- _Entries with chart source code_
======
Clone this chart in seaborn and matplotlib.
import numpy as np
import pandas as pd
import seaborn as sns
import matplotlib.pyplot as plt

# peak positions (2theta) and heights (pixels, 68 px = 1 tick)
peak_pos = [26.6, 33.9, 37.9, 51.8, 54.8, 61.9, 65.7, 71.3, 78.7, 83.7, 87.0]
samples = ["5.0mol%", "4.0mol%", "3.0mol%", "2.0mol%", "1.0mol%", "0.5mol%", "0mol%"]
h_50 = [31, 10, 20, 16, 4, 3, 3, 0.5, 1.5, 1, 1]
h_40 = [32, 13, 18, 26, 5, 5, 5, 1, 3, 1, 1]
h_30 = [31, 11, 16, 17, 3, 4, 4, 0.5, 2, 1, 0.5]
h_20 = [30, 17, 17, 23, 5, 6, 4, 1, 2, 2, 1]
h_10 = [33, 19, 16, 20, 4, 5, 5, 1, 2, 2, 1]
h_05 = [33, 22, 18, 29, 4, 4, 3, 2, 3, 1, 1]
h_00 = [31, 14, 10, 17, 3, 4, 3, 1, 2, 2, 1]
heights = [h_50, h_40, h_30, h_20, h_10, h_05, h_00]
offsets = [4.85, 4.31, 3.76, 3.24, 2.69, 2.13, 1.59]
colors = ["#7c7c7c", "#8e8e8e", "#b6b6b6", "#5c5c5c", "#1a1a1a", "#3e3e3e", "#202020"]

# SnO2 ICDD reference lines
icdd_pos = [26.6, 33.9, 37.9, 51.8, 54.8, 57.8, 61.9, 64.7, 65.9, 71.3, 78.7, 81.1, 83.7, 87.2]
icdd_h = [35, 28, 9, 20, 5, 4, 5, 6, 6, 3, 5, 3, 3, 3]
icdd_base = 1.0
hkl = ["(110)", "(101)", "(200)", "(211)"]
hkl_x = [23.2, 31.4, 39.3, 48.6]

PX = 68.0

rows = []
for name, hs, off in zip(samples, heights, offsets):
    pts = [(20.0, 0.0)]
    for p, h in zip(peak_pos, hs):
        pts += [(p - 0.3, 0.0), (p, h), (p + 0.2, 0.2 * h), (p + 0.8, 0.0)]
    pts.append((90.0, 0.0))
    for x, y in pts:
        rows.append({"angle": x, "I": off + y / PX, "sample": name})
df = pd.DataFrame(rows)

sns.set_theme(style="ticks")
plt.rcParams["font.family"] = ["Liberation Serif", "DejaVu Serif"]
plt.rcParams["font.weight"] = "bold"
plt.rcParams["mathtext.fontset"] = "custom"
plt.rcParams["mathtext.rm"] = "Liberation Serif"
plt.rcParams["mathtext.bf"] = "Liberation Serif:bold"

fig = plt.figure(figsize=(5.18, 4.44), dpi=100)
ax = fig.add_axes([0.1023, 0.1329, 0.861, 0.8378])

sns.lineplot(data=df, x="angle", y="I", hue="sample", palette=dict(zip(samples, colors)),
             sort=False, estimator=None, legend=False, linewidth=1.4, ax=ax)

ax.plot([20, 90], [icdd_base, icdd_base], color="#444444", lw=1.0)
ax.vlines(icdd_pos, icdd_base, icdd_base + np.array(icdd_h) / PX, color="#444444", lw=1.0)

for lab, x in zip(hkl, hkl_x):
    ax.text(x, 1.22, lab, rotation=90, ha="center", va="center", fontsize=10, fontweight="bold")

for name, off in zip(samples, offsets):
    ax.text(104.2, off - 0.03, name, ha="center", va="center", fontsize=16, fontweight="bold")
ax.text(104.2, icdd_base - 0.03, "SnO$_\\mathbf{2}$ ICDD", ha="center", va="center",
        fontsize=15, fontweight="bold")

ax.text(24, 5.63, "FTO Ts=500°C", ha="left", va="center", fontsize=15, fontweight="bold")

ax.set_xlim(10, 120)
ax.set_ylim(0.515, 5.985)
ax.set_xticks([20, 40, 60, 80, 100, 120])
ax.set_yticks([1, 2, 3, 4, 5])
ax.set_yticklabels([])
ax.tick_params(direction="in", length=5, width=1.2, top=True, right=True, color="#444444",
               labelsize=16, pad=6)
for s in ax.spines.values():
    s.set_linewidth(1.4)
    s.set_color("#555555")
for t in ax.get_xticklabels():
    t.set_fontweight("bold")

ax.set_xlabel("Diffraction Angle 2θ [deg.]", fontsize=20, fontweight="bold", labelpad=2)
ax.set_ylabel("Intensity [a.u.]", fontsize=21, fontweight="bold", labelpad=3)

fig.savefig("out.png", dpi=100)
======
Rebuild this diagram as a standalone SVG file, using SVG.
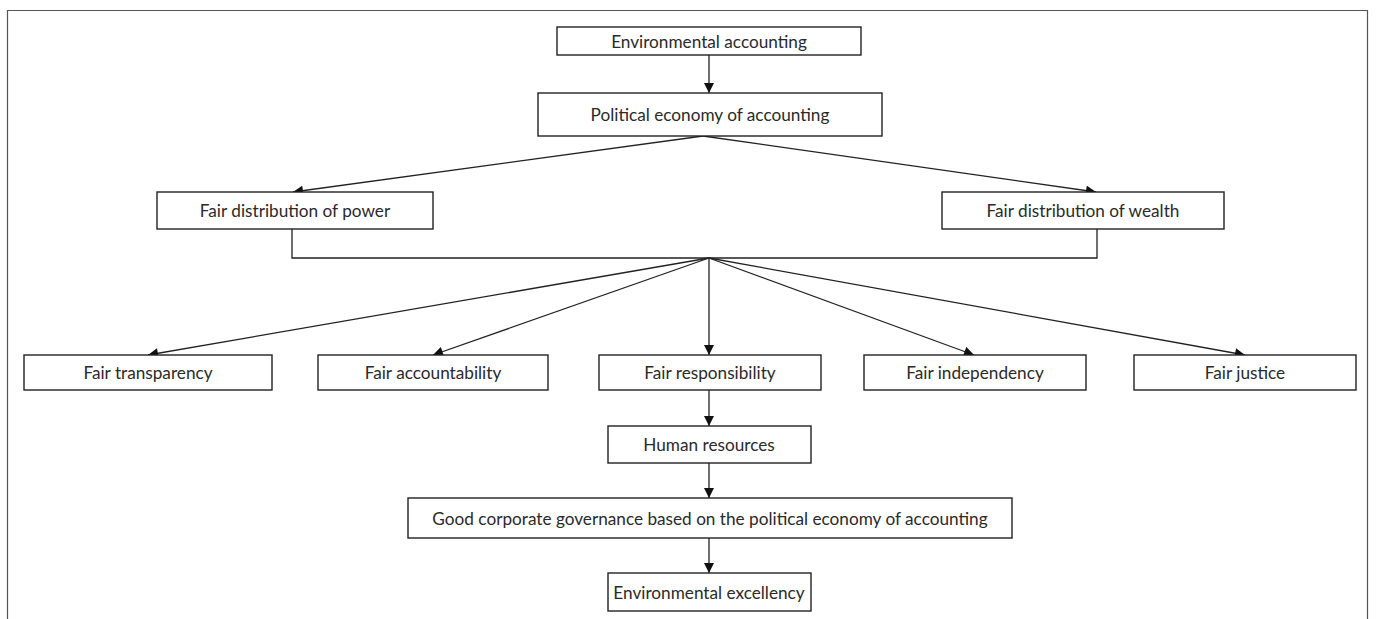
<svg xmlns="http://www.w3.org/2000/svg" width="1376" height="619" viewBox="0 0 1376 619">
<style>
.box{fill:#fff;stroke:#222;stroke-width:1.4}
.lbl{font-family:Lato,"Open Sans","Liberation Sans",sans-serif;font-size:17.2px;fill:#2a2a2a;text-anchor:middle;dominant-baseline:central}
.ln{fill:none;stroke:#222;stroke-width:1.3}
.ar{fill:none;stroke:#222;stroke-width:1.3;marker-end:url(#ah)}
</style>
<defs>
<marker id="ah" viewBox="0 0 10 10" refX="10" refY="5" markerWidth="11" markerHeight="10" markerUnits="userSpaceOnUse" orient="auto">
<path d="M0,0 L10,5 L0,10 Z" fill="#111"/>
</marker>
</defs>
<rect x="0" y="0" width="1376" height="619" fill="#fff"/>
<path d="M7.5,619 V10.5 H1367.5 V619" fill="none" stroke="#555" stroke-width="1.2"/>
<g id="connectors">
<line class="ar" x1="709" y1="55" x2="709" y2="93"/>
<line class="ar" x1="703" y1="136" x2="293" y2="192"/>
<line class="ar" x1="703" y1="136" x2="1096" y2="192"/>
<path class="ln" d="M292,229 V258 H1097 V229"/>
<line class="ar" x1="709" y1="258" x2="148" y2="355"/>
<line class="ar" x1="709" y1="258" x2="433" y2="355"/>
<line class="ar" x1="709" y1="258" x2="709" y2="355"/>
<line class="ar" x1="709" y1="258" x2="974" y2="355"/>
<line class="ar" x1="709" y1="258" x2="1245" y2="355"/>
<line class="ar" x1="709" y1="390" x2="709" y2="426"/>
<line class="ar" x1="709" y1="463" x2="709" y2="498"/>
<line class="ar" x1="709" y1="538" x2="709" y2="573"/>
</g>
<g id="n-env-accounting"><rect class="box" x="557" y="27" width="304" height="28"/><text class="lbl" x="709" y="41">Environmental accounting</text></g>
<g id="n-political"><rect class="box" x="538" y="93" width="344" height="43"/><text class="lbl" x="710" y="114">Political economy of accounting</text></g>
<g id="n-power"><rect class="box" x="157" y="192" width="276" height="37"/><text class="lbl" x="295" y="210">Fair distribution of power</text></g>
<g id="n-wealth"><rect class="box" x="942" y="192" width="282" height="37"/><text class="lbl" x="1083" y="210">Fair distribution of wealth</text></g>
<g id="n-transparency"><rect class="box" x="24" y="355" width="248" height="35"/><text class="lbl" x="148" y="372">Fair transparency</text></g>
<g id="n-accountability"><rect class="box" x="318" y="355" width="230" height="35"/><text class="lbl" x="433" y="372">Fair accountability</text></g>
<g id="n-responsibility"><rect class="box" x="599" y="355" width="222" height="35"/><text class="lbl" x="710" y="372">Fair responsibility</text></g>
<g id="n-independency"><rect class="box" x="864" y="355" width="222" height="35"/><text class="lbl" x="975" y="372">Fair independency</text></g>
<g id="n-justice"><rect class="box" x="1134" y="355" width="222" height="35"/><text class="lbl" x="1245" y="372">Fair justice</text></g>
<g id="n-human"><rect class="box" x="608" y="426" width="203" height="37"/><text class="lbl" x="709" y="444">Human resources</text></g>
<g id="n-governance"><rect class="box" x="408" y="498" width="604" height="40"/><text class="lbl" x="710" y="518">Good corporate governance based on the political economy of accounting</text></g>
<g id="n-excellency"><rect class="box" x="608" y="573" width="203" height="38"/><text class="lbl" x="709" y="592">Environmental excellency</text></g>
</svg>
======
- _WHAT YOU NEED TO DO_
List each line in the listing that contains the string "matplotlib".

- _TASK ANSWER_
Clone this chart in seaborn and matplotlib.
import matplotlib.pyplot as plt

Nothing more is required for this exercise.